Nothing spectacular, but I was really fun to make!

Step 1: That's what a oily face like mine looks like without MU. Ouch.







Step 2: Let's make it even shinier by putting on moisturizer (I use Evian). I think it's good for my skin and it makes it easier to put on foundation (slides better).






Step 3: Foundation time. Already a huge difference. I use Shu Uemura UV Liquid in the lightest shade. I just smear it out on my face with my fingers.






Step 4: I put some concealer (Clinique, in light) on my fingers and tap it on my face to cover red spots (like around the nose).






Step 5: I used powder (Guerlain Divinora in Beige Natural) to make my face less shiny and give it some warmth. I use the Trish McEvoy blending face brush.






Step 6: See that's better already! With the same brush on my cheek bones I use some Clinique Aglow.






Step 7: Still with the same brush I blend some YSL blush number 10 (Red Hot Pepper) on the apples of my cheek.






Step 8: I use MAC Blurberry shadestick as e/s base. I use the stick directly to my eye lid and I smear it out with my fingers.






Step 9: With an e/s packing brush (like MAC 239) I pack on some MAC Electra e/s. I like the silver on the Blurberry.






Step 10: I use an angled e/l brush (like Trish McEvoy 50) with Electra under the eye. A kohl e/l (like YSL black) in the inner rim and close to the eye lashes. I finish the eyes with some Lancome Hypnose (HG mascara).






Step 11: Finally a vibrand signature l/g like Chanel Electra (smeard out a bit with my fingers) on my lips.

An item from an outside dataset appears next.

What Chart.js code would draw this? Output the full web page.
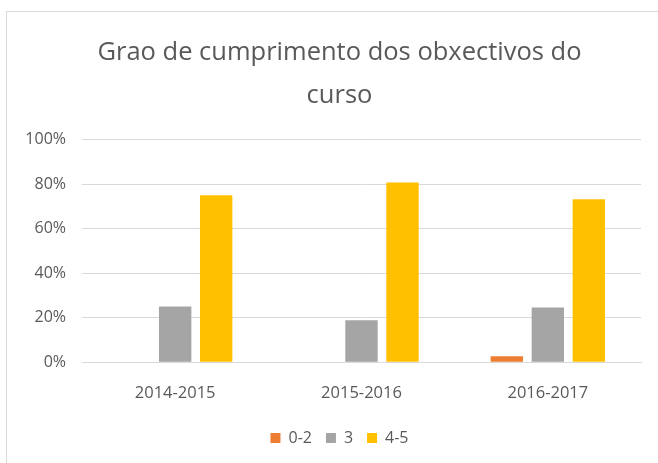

Step 12: Et me voila! Thank god for make up!!!






Hope you enjoyed it!


----------



## Shimmer (May 17, 2007)

I think this is an awesome tutorial.
It's really good, in that it is something anyone of any level can do.


----------



## Hilly (May 17, 2007)

Tanks for the TUT!!


----------



## c00ki312 (May 17, 2007)

beautiful! very simple!


----------



## iamgrape1119 (May 17, 2007)

wow, gorgeous eyes!


----------



## breathless (May 18, 2007)

awesome! very cute! thanks!


----------



## maxipoodle1 (May 18, 2007)

super good!!....you make cute faces when you are putting the shadows! ;0


----------



## Beautiful1 (May 18, 2007)

I Love This Tut And You Are Beautiful With And Without Make~up!


----------



## MACisME (May 18, 2007)

ur eyes are bright!


----------



## HayleyVengeance (May 18, 2007)

gorgeous


----------



## Austrian_Babe (May 19, 2007)

Thanks for the great tut! I almost wanna go buy that Chanel l/g now cause it looks so awesome on you


----------



## Dana72 (May 19, 2007)

gorgeous! thanks for the tut


----------



## ginger9 (May 22, 2007)

I love it 
	

	
	
		
		

		
		
	


	




 Thanks for taking the time and thanks for taking the 1st plunge into tuts


----------



## Jayne (May 23, 2007)

really pretty look ! 
thanks!


----------



## melliquor (May 28, 2007)

Great tut.  Thanks.


----------



## Bybs (May 28, 2007)

O I love that gloss.


----------



## JCBean (Jun 1, 2007)

I love this look-it's so fresh and pretty. And I love that gloss too!

Thank you for taking the plunge Joke, it's a great Tut


----------